Ilustrado‘s narrator is an aspiring author, also called Miguel Syjuco, who returns to the Philippines after the death of his mentor, Crispin Salvador, a fellow Filipino writer-in-exile. Embellishing a first-person narrative with invented blog posts, news reports, biography and autobiography, Syjuco paints a picture of an exuberant but deeply corrupt country, proud of its history but unsure of its place in the world.

Syjuco delights in lampooning Filipino politics, but satire is a difficult weapon to control, and here it has the effect of distancing the reader, making it harder for us to imagine the cartoon-ish political intriguing as a backdrop for the other, more personal, narratives.
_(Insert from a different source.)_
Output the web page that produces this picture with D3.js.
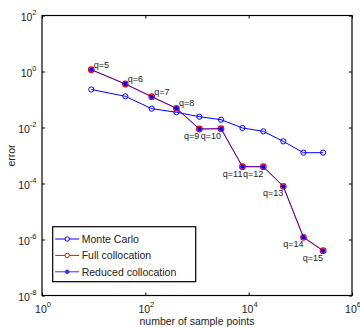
<!DOCTYPE html>
<html>
<head>
<meta charset="utf-8">
<script src="https://cdn.jsdelivr.net/npm/d3@7"></script>
<style>
  body { margin: 0; background: #fff; }
  text { font-family: "Liberation Sans", Arial, sans-serif; fill: #222; }
</style>
</head>
<body>
<div id="chart"></div>
<script>
"use strict";

// number of sample points (shared by all three methods)
var samplePoints = [9, 41, 133, 400, 1110, 2920, 7590, 19200, 46800, 115000, 276000];
var monteCarlo = [0.228, 0.130, 0.047, 0.035, 0.0243, 0.019, 0.0096, 0.0073, 0.0032, 0.00126, 0.00126];
var fullColloc = [1.16, 0.358, 0.126, 0.0485, 0.00884, 0.00906, 3.98e-4, 3.98e-4, 7.9e-5, 1.2e-6, 3.98e-7];
var reducedColloc = [1.16, 0.358, 0.126, 0.0485, 0.00884, 0.00906, 3.98e-4, 3.98e-4, 7.9e-5, 1.2e-6, 3.98e-7];
var qLabels = ["q=5", "q=6", "q=7", "q=8", "q=9", "q=10", "q=11", "q=12", "q=13", "q=14", "q=15"];
var seriesNames = ["Monte Carlo", "Full collocation", "Reduced collocation"];
var xTickExp = [0, 2, 4, 6];
var yTickExp = [2, 0, -2, -4, -6, -8];

var margin = {top: 15.5, right: 8, bottom: 31.5, left: 42},
    width = 360 - margin.left - margin.right,
    height = 327 - margin.top - margin.bottom;

var svg = d3.select("#chart")
            .append("svg")
            .attr("width", 360)
            .attr("height", 327)
            .append("g")
            .attr("transform", "translate(" + margin.left + "," + margin.top + ")");

var x = d3.scaleLog().domain([1, 1e6]).range([0, width]);
var y = d3.scaleLog().domain([1e-8, 1e2]).range([height, 0]);

var xTicks = xTickExp.map(function(e) { return Math.pow(10, e); });
var yTicks = yTickExp.map(function(e) { return Math.pow(10, e); });

// inward ticks on all four sides, labels only bottom/left
function styleAxis(g) {
  g.select(".domain").remove();
  g.selectAll(".tick line").attr("stroke", "#000");
  g.selectAll(".tick text").remove();
}

svg.append("g").attr("transform", "translate(0," + height + ")")
   .call(d3.axisBottom(x).tickValues(xTicks).tickSizeInner(-3).tickSizeOuter(0)).call(styleAxis);
svg.append("g")
   .call(d3.axisTop(x).tickValues(xTicks).tickSizeInner(-3).tickSizeOuter(0)).call(styleAxis);
svg.append("g")
   .call(d3.axisLeft(y).tickValues(yTicks).tickSizeInner(-3).tickSizeOuter(0)).call(styleAxis);
svg.append("g").attr("transform", "translate(" + width + ",0)")
   .call(d3.axisRight(y).tickValues(yTicks).tickSizeInner(-3).tickSizeOuter(0)).call(styleAxis);

svg.append("rect")
   .attr("width", width)
   .attr("height", height)
   .attr("fill", "none")
   .attr("stroke", "#000")
   .attr("stroke-width", 1.2);

// power-of-ten tick labels
var xLab = svg.selectAll(".xlab")
              .data(xTickExp)
              .enter()
              .append("text")
              .attr("class", "xlab")
              .attr("x", function(d) { return x(Math.pow(10, d)) + 1; })
              .attr("y", height + 17.5)
              .attr("text-anchor", "middle")
              .style("font-size", "10.5px");
xLab.append("tspan").text("10");
xLab.append("tspan").attr("dy", -6).style("font-size", "7.5px").text(function(d) { return d; });

var yLab = svg.selectAll(".ylab")
              .data(yTickExp)
              .enter()
              .append("text")
              .attr("class", "ylab")
              .attr("x", -5.5)
              .attr("y", function(d) { return y(Math.pow(10, d)) + 5.5; })
              .attr("text-anchor", "end")
              .style("font-size", "10.5px");
yLab.append("tspan").text("10");
yLab.append("tspan").attr("dy", -6).style("font-size", "7.5px").text(function(d) { return d; });

svg.append("text")
   .attr("x", width / 2)
   .attr("y", height + 29.3)
   .attr("text-anchor", "middle")
   .style("font-size", "10.5px")
   .text("number of sample points");

svg.append("text")
   .attr("transform", "translate(-27.5," + (height / 2) + ") rotate(-90)")
   .attr("text-anchor", "middle")
   .style("font-size", "10.5px")
   .text("error");

var line = d3.line()
             .x(function(d) { return x(d[0]); })
             .y(function(d) { return y(d[1]); });

var mcData = d3.zip(samplePoints, monteCarlo),
    fullData = d3.zip(samplePoints, fullColloc),
    redData = d3.zip(samplePoints, reducedColloc);

// Monte Carlo
svg.append("path").datum(mcData)
   .attr("d", line).attr("fill", "none").attr("stroke", "#0000ff").attr("stroke-width", 1);
svg.selectAll(".mc").data(mcData).enter().append("circle")
   .attr("cx", function(d) { return x(d[0]); })
   .attr("cy", function(d) { return y(d[1]); })
   .attr("r", 2.6)
   .attr("fill", "none")
   .attr("stroke", "#0000ff");

// full collocation (red) under reduced collocation (blue)
svg.append("path").datum(fullData)
   .attr("d", line).attr("fill", "none").attr("stroke", "#ff0000").attr("stroke-width", 1);
svg.selectAll(".full").data(fullData).enter().append("circle")
   .attr("cx", function(d) { return x(d[0]); })
   .attr("cy", function(d) { return y(d[1]); })
   .attr("r", 2.8)
   .attr("fill", "none")
   .attr("stroke", "#ff0000")
   .attr("stroke-width", 1.2);
svg.append("path").datum(redData)
   .attr("d", line).attr("fill", "none").attr("stroke", "#0000ff").attr("stroke-width", 1)
   .attr("stroke-opacity", 0.7);
svg.selectAll(".red").data(redData).enter().append("circle")
   .attr("cx", function(d) { return x(d[0]); })
   .attr("cy", function(d) { return y(d[1]); })
   .attr("r", 2.2)
   .attr("fill", "#0000ff");

// q labels: first four above-right, rest below-left
svg.selectAll(".qlab").data(redData).enter().append("text")
   .attr("x", function(d, i) { return i < 4 ? x(d[0]) + 2.5 : x(d[0]); })
   .attr("y", function(d, i) { return i < 4 ? y(d[1]) - 2 : y(d[1]) + 10; })
   .attr("text-anchor", function(d, i) { return i < 4 ? "start" : "end"; })
   .style("font-size", "9px")
   .text(function(d, i) { return qLabels[i]; });

// legend
var legend = svg.append("g").attr("transform", "translate(" + (52.7 - margin.left) + "," + (226.7 - margin.top) + ")");
legend.append("rect")
      .attr("width", 143)
      .attr("height", 55)
      .attr("fill", "#fff")
      .attr("stroke", "#000")
      .attr("stroke-width", 1.2);

var colors = ["#0000ff", "#ff0000", "#3333ff"];
var rows = legend.selectAll(".row").data(seriesNames).enter().append("g")
                 .attr("transform", function(d, i) { return "translate(0," + (12.3 + i * 16.4) + ")"; });
rows.append("line")
    .attr("x1", 2.5).attr("x2", 26.5)
    .attr("stroke", function(d, i) { return colors[i]; });
rows.append("circle")
    .attr("cx", 14.5)
    .attr("r", function(d, i) { return i == 2 ? 1.8 : 2.2; })
    .attr("fill", function(d, i) { return i == 2 ? colors[i] : "#fff"; })
    .attr("stroke", function(d, i) { return colors[i]; });
rows.append("text")
    .attr("x", 29)
    .attr("y", 4)
    .style("font-size", "10.5px")
    .text(function(d) { return d; });
</script>
</body>
</html>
It’s fortunate, then, that they are welded together at a deeper level, as the story of how Miguel (and, ultimately, Crispin) try to heal past hurts becomes metaphorically the story of the Philippines’ attempts to forge a better future.

Some humility, an acceptance of personal mistakes, Syjuco suggests, are vital in this quest. But so too is a sense of rootedness, a heartfelt feeling for (and again, an acceptance of) one’s own nation as a far from perfect but still loveable homeland.

In less capable hands, self-referential, multi-layered narratives can irritate and distract, but Syjuco proves their worth with a finale that transmutes the novel’s many strands into a magical, dreamlike whole. Fusing a cynical sense of humour with an original take on the universal struggle for salvation, he vindicates the idea that individuals and nations alike can, whatever their faults, become once again illustrious.